I'm surprised nobody mentioned it (or they did and I missed it) many PATA (and I imagine SATA) simply don't handle the IDE controller (southbridge) running at 41Mhz. I remember having to try a few different drives to find one(s) that don't lose their marbles at above like 37.5 (75/112) - heck some hated even that.
If your drives end up working when you set bus speed down to 66 (33) then... that's it. Another thing to try is... shove a random CD-ROM drive on there while it's at 83/41 - see if it works (though w/o a boot drive, dunno maybe try an old linux live CD?). Optical drives seemed way less picky about it. It's also hilarious on "TX Pro" chipset board cause it seriously thrashes that drive for all it's worth! (I've never seen an old drive work that hard 🤣).
(side ponder - This also makes me wonder in this modern age, all the people using the IDE > CFcards if they run into this too? Man now I wanna see someone actively test for this - sadly I no longer have a board that is able to drive PCI that high w/o something else taking a dump first)

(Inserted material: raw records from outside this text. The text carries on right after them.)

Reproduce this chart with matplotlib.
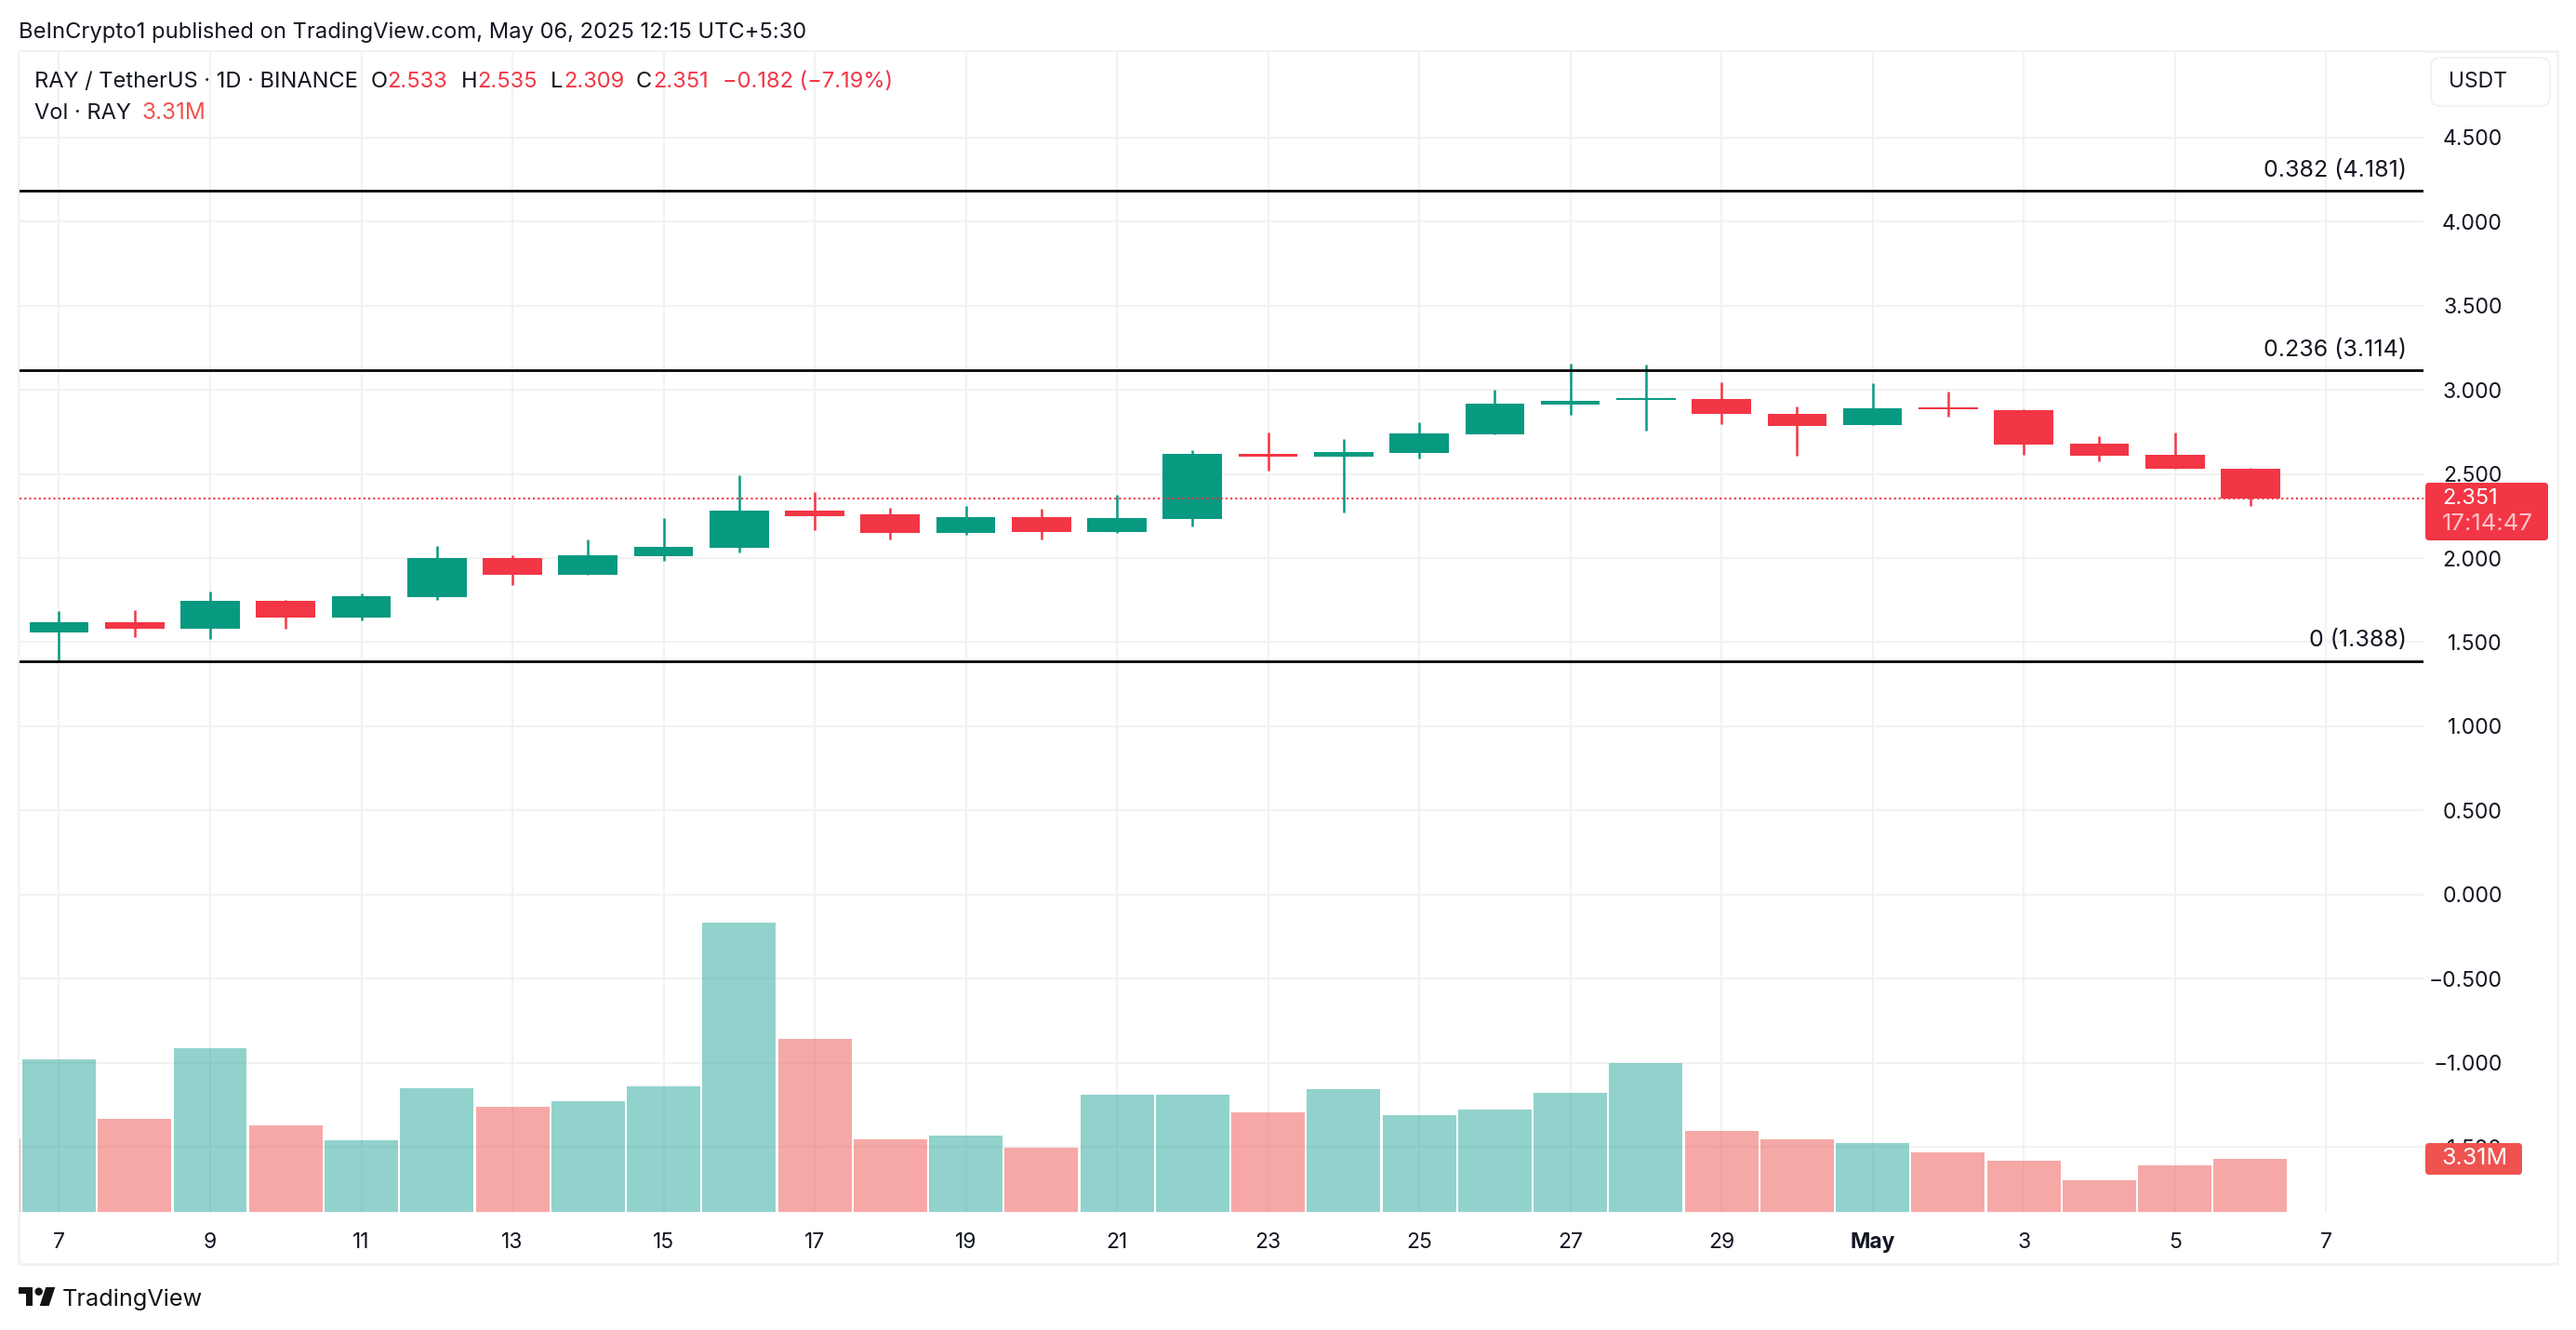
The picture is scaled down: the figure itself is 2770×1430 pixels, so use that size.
import numpy as np
import matplotlib
matplotlib.use('Agg')
import matplotlib.pyplot as plt
from matplotlib.patches import FancyBboxPatch, Polygon, Circle, Rectangle
from matplotlib.ticker import FuncFormatter
from matplotlib.transforms import IdentityTransform

# Daily candles, Apr 7 to May 6
opens = [1.558, 1.619, 1.580, 1.746, 1.646, 1.768, 2.000, 1.901, 2.011, 2.061,
         2.282, 2.260, 2.149, 2.243, 2.155, 2.232, 2.619, 2.602, 2.624, 2.735,
         2.912, 2.939, 2.945, 2.856, 2.790, 2.895, 2.878, 2.680, 2.613, 2.533]
highs = [1.685, 1.691, 1.801, 1.751, 1.790, 2.072, 2.017, 2.110, 2.238, 2.492,
         2.392, 2.298, 2.309, 2.293, 2.376, 2.641, 2.746, 2.707, 2.807, 3.000,
         3.155, 3.149, 3.044, 2.901, 3.039, 2.989, 2.884, 2.724, 2.746, 2.535]
lows = [1.388, 1.530, 1.519, 1.580, 1.630, 1.751, 1.840, 1.901, 1.983, 2.033,
        2.166, 2.110, 2.138, 2.110, 2.149, 2.188, 2.519, 2.271, 2.591, 2.735,
        2.851, 2.757, 2.796, 2.608, 2.790, 2.840, 2.613, 2.575, 2.530, 2.309]
closes = [1.619, 1.580, 1.746, 1.646, 1.773, 2.000, 1.901, 2.017, 2.066, 2.282,
          2.249, 2.149, 2.243, 2.155, 2.238, 2.619, 2.602, 2.630, 2.740, 2.917,
          2.934, 2.950, 2.856, 2.785, 2.890, 2.884, 2.674, 2.608, 2.530, 2.351]

# Volume in millions; prev_volume is the cut off Apr 6 bar
prev_volume = 4.59
volumes = [9.52, 5.81, 10.22, 5.40, 4.47, 7.72, 6.56, 6.91, 7.84, 18.06,
           10.80, 4.53, 4.76, 4.01, 7.32, 7.32, 6.21, 7.67, 6.04, 6.39,
           7.43, 9.29, 5.05, 4.53, 4.30, 3.72, 3.19, 1.97, 2.90, 3.31]

fib_levels = [4.181, 3.114, 1.388]
fib_labels = ['0.382 (4.181)', '0.236 (3.114)', '0 (1.388)']
last_price = 2.351

price_ticks = [4.5, 4.0, 3.5, 3.0, 2.5, 2.0, 1.5, 1.0, 0.5, 0.0, -0.5, -1.0, -1.5]
day_ticks = [0, 2, 4, 6, 8, 10, 12, 14, 16, 18, 20, 22, 24, 26, 28, 30]
day_labels = ['7', '9', '11', '13', '15', '17', '19', '21', '23', '25', '27', '29',
              'May', '3', '5', '7']

W, H = 2770, 1430
GREEN = '#089981'
RED = '#F23645'
VOL_GREEN = '#26a69a'
VOL_RED = '#ef5350'
GRID = '#f2f2f2'
DARK = '#131722'

plt.rcParams['font.family'] = ['Inter', 'DejaVu Sans']

fig = plt.figure(figsize=(W / 100, H / 100), dpi=100, facecolor='white')


def fx(x):
    return x / W


def fy(y):
    return 1 - y / H


def label(x, y, s, color=DARK, size=17, ha='left', **kw):
    fig.text(fx(x), fy(y), s, color=color, fontsize=size, ha=ha, va='center', **kw)


# Pixel box of the plot: x 21-2606, y 56-1304 (volume sits 1 px higher)
rect = [fx(21), fy(1304), fx(2606) - fx(21), fy(56) - fy(1304)]
rect_vol = [fx(21), fy(1303), fx(2606) - fx(21), fy(56) - fy(1303)]

ax = fig.add_axes(rect, zorder=1)
ax_vol = fig.add_axes(rect_vol, zorder=2)
ax_vol.patch.set_visible(False)

x_lim = (-0.523, 31.29)
ax.set_xlim(*x_lim)
ax.set_ylim(-1.890, 5.006)
ax_vol.set_xlim(*x_lim)
ax_vol.set_ylim(0, 72.4)
ax_vol.axis('off')

# Volume
vol_x = np.arange(-1, len(volumes))
vol_vals = [prev_volume] + volumes
vol_colors = [VOL_RED] + [VOL_GREEN if c >= o else VOL_RED for o, c in zip(opens, closes)]
ax_vol.bar(vol_x, vol_vals, width=0.972, color=vol_colors, alpha=0.5, linewidth=0)

# Grid
ax.set_yticks(price_ticks)
ax.set_xticks(day_ticks)
ax.set_xticklabels(day_labels)
ax.grid(True, color=GRID, linewidth=1.5)
ax.set_axisbelow(True)
for s in ax.spines.values():
    s.set_visible(False)
ax.yaxis.tick_right()
ax.yaxis.set_major_formatter(FuncFormatter(lambda v, pos: f'{v:.3f}'.replace('-', '\u2212')))
ax.tick_params(axis='y', length=0, pad=61, labelsize=16.5, labelcolor=DARK)
ax.tick_params(axis='x', length=0, pad=15, labelsize=16.5, labelcolor=DARK)
for t in ax.get_yticklabels():
    t.set_ha('right')
for t in ax.get_xticklabels():
    if t.get_text() == 'May':
        t.set_fontweight('bold')

# Candles
days = np.arange(len(opens))
o = np.array(opens)
c = np.array(closes)
colors = [GREEN if b >= a else RED for a, b in zip(opens, closes)]
ax.vlines(days, lows, highs, colors=colors, linewidth=1.8, zorder=3)
ax.bar(days, np.abs(c - o), bottom=np.minimum(o, c), width=0.784, color=colors, linewidth=0, zorder=4)

# Fib lines
for level, text in zip(fib_levels, fib_labels):
    ax.axhline(level, color='black', linewidth=2, zorder=5)
    ax.annotate(text, xy=(1, level), xycoords=('axes fraction', 'data'), xytext=(-13, 16),
                textcoords='offset points', ha='right', va='center', fontsize=18, color=DARK)

# Last price line
ax.axhline(last_price, color=RED, linewidth=1.5, linestyle=(0, (1, 1.5)), zorder=6)

# Panel frame
fig.add_artist(Rectangle((20, H - 1359), 2730, 1304, fill=False, edgecolor=GRID, linewidth=2,
                         transform=IdentityTransform()))


def tag(x0, y0, x1, y1, color, edge='none', radius=5):
    fig.add_artist(FancyBboxPatch((x0 + radius, H - y1 + radius), x1 - x0 - 2 * radius, y1 - y0 - 2 * radius,
                                  boxstyle=f'round,pad={radius},rounding_size={radius}',
                                  facecolor=color, edgecolor=edge, linewidth=1.5,
                                  transform=IdentityTransform(), zorder=2))


# USDT button
tag(2614, 62, 2742, 114, 'white', edge=GRID, radius=10)
fig.text(fx(2633), fy(88), 'USDT', fontsize=16.5, color=DARK, ha='left', va='center', zorder=3)

# Price and volume tags
tag(2608, 519, 2740, 581, RED, radius=4)
fig.text(fx(2626), fy(536), '2.351', fontsize=17, color='white', ha='left', va='center', zorder=3)
fig.text(fx(2626), fy(563), '17:14:47', fontsize=18.5, color='#fbc3c8', ha='left', va='center', zorder=3)
tag(2608, 1229, 2712, 1263, VOL_RED, radius=4)
fig.text(fx(2625), fy(1246), '3.31M', fontsize=18, color='white', ha='left', va='center', zorder=3)

# Header
label(20, 35, 'BeInCrypto1 published on TradingView.com, May 06, 2025 12:15 UTC+5:30', size=17.1)
label(37, 88, 'RAY / TetherUS \u00b7 1D \u00b7 BINANCE', size=17)
for x, s in [(399, 'O'), (496, 'H'), (592, 'L'), (684, 'C')]:
    label(x, 88, s, size=17)
for x, s in [(416, '2.533'), (513, '2.535'), (606, '2.309'), (702, '2.351'),
             (777, '\u22120.182 (\u22127.19%)')]:
    label(x, 88, s, color=RED, size=17)
label(37, 122, 'Vol \u00b7 RAY', size=17)
label(153, 122, '3.31M', color=VOL_RED, size=17.5)

# Footer logo
logo = '#131313'
for pts in ([(20, 1384), (35, 1384), (35, 1404), (27.5, 1404), (27.5, 1391), (20, 1391)],
            [(49.3, 1384), (59.3, 1384), (52.7, 1404), (42.7, 1404)]):
    fig.add_artist(Polygon([(x, H - y) for x, y in pts], closed=True, facecolor=logo, edgecolor='none',
                           transform=IdentityTransform()))
fig.add_artist(Circle((41.7, H - 1388.7), 4.2, facecolor=logo, edgecolor='none', transform=IdentityTransform()))
label(67, 1397, 'TradingView', color=logo, size=18.2)

fig.savefig('out.png', dpi=100, facecolor='white')
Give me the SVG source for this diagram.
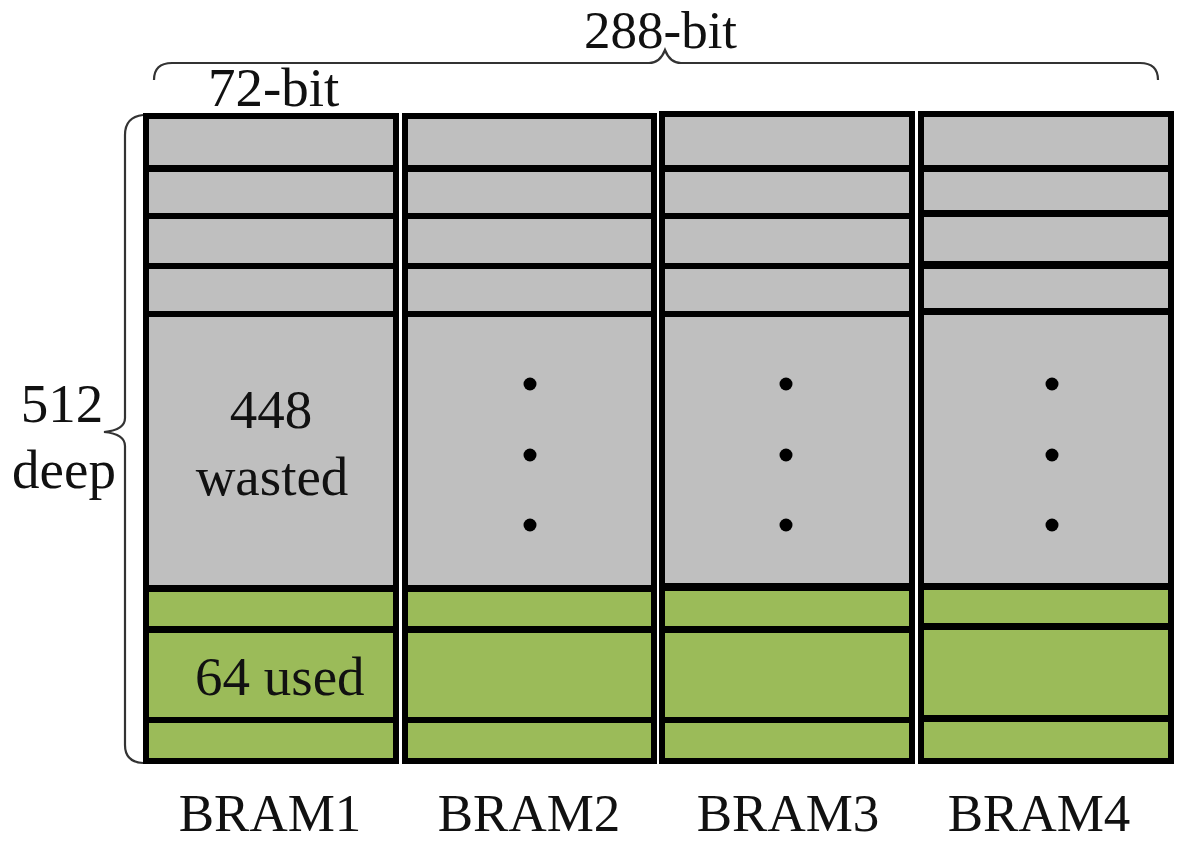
<svg xmlns="http://www.w3.org/2000/svg" width="1179" height="843" viewBox="0 0 1179 843">
<style>
.frame{fill:#000}
.g{fill:#BFBFBF}
.gr{fill:#9BBB59}
.t{font-family:"Liberation Serif","Times New Roman",serif;font-size:55px;fill:#111}
.s{font-size:53px}
.c{text-anchor:middle}
.brace{fill:none;stroke:#333;stroke-width:2.2}
.dot{fill:#000}
</style>
<rect width="1179" height="843" fill="#fff"/>
<g id="connectors">
<path class="brace" d="M154,80 Q154,63 172,63 L649,63 Q660,63 665,50 Q670,63 681,63 L1140,63 Q1158,63 1158,80"/>
<path class="brace" d="M143,115 Q125,117 125,135 L125,418 Q125,430 104,432 Q125,434 125,446 L125,745 Q125,762 143,763"/>
</g>
<g id="labels">
<text class="t s" x="584" y="48">288-bit</text>
<text class="t" x="208" y="106">72-bit</text>
<text class="t c" x="62" y="422">512</text>
<text class="t c" x="64" y="488">deep</text>
</g>
<g id="bram1">
<rect class="frame" x="143" y="113" width="256" height="651"/>
<rect class="g" x="149" y="119" width="244" height="46"/>
<rect class="g" x="149" y="172" width="244" height="41"/>
<rect class="g" x="149" y="219" width="244" height="44"/>
<rect class="g" x="149" y="269" width="244" height="42"/>
<rect class="g" x="149" y="317" width="244" height="268"/>
<rect class="gr" x="149" y="592" width="244" height="34"/>
<rect class="gr" x="149" y="633" width="244" height="84"/>
<rect class="gr" x="149" y="723" width="244" height="35"/>
<text class="t c" x="271" y="428">448</text>
<text class="t c" x="272" y="495">wasted</text>
<text class="t" x="195" y="695">64 used</text>
<text class="t s c" x="270" y="831">BRAM1</text>
</g>
<g id="bram2">
<rect class="frame" x="402" y="113" width="255" height="651"/>
<rect class="g" x="408" y="119" width="243" height="46"/>
<rect class="g" x="408" y="172" width="243" height="41"/>
<rect class="g" x="408" y="219" width="243" height="44"/>
<rect class="g" x="408" y="269" width="243" height="42"/>
<rect class="g" x="408" y="317" width="243" height="268"/>
<rect class="gr" x="408" y="592" width="243" height="34"/>
<rect class="gr" x="408" y="633" width="243" height="84"/>
<rect class="gr" x="408" y="723" width="243" height="35"/>
<circle class="dot" cx="530" cy="384" r="6.5"/>
<circle class="dot" cx="530" cy="455" r="6.5"/>
<circle class="dot" cx="530" cy="525" r="6.5"/>
<text class="t s c" x="529" y="831">BRAM2</text>
</g>
<g id="bram3">
<rect class="frame" x="659" y="111" width="256" height="653"/>
<rect class="g" x="665" y="117" width="244" height="48"/>
<rect class="g" x="665" y="172" width="244" height="41"/>
<rect class="g" x="665" y="219" width="244" height="44"/>
<rect class="g" x="665" y="269" width="244" height="42"/>
<rect class="g" x="665" y="317" width="244" height="266"/>
<rect class="gr" x="665" y="591" width="244" height="35"/>
<rect class="gr" x="665" y="633" width="244" height="84"/>
<rect class="gr" x="665" y="723" width="244" height="35"/>
<circle class="dot" cx="786" cy="384" r="6.5"/>
<circle class="dot" cx="786" cy="455" r="6.5"/>
<circle class="dot" cx="786" cy="525" r="6.5"/>
<text class="t s c" x="788" y="831">BRAM3</text>
</g>
<g id="bram4">
<rect class="frame" x="918" y="111" width="256" height="653"/>
<rect class="g" x="924" y="117" width="244" height="48"/>
<rect class="g" x="924" y="172" width="244" height="38"/>
<rect class="g" x="924" y="217" width="244" height="44"/>
<rect class="g" x="924" y="269" width="244" height="39"/>
<rect class="g" x="924" y="315" width="244" height="268"/>
<rect class="gr" x="924" y="590" width="244" height="33"/>
<rect class="gr" x="924" y="630" width="244" height="85"/>
<rect class="gr" x="924" y="722" width="244" height="36"/>
<circle class="dot" cx="1052" cy="384" r="6.5"/>
<circle class="dot" cx="1052" cy="455" r="6.5"/>
<circle class="dot" cx="1052" cy="525" r="6.5"/>
<text class="t s c" x="1039" y="831">BRAM4</text>
</g>
</svg>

You can also try lowering DMA/PIO modes ..maybe? or maybe just giving up on DMA - but yuck that's of course not ideal.
I remember having the best luck with Samsung and IBM drives tolerating high IDE/southbridge/PCI speeds. So if you have any old Spinpoint F1s or Deskstars around worth a shot? But note this is like the era from 2GB to 80GB drives tops.
It IS totally worth it to find a drive that does tolerate it though.
Last thing I remember running into, some PATA PCI add-on cards also choke if PCI too high. While others using same exact same controller work brilliantly. I had a Promise ATA100 branded card that absolutely choked if PCI speed was over like 35 (lame!) but an Iwill branded card (using exact same controller!) worked brilliantly like past ridiculousness (I was trying to force an RMA of a drive I didn't trust, and it dropped off somewhere insane like 91 - and no the drive didn't throw any codes either).
(amusing giggle - ATA133 you ask? well considering the Maxtor drives I tried wouldn't even work at ATA66 when PCI was even at a tame 37 sadly it doesn't look promising. That's not even considering if there is an ATA133 controller that would tolerate this. That said, how cool would that be 🤣)
random trivia - I actually had a pair of the later infamous IBM "deathstars" as my RAID-0. 2 45GB 75GXP's. Yes they both died 7 months later. Which really made me sad because they were awesome performers and super tolerant of overspec ATA speeds.